Hier werden mit aufwendigen Programmen etwa 20.000 Autos sozusagen virtuell zerstört, bevor der physische Teil an die Reihe kommt. 65 faktisch schon serienreife Modelle werden dann im oben erwähnten Testzentrum einem Crashtest unterzogen und danach genauestens untersucht. Dabei sind die Autos vollgestopft mit Kameras und Test-Equipment, das nicht selten auch selbst Schaden nimmt.

So hat man beim XC90 für das Heck eine Crashbox entwickelt, die vor allem die Passagiere in der (optionalen) dritten Sitzreihe bei einem Heckaufprall schützen soll. Sie besteht aus Vierkantrohren, die zusammen mit den Längsträgern die Aufprallenergie wirkungsvoll absorbieren.
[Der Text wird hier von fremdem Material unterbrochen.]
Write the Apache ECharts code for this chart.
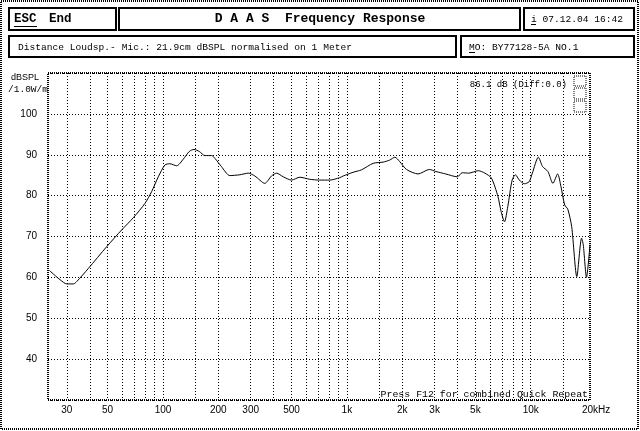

Ein wichtiger Bestandteil der Tests sind die Crashtest-Dummys. Diese Puppen sind gespickt mit Sensoren und sollen den menschlichen Körper so genau wie möglich darstellen. Nur wenige Hersteller weltweit fertigen sie, daher sind sie unglaublich teuer. Volvo ist stolz darauf, einen Dummy-Shop von über 100 Exemplaren in allen nur erdenklichen Größen und Formen zu besitzen, die auch in der Firma gewartet und kalibriert werden.

Taskforce Unfall

Als letzten Punkt in der Kette hat man auch erkannt, dass nichts so vielfältig und überraschend ist wie das wahre Leben auf der Straße. So wird innerhalb Schwedens jeder Unfall, an dem ein Volvo beteiligt ist und bei dem es Verletzte gibt, von einem eigenen Einsatzteam aufgesucht, werden die Daten aufgenommen und genau analysiert.

So will man bis zum Jahr 2020 das hehre Ziel erreichen, dass es bei einer Million Kilometer, die in Volvos zurückgelegt werden, nicht einen einzigen Schwerverletzten mehr gibt.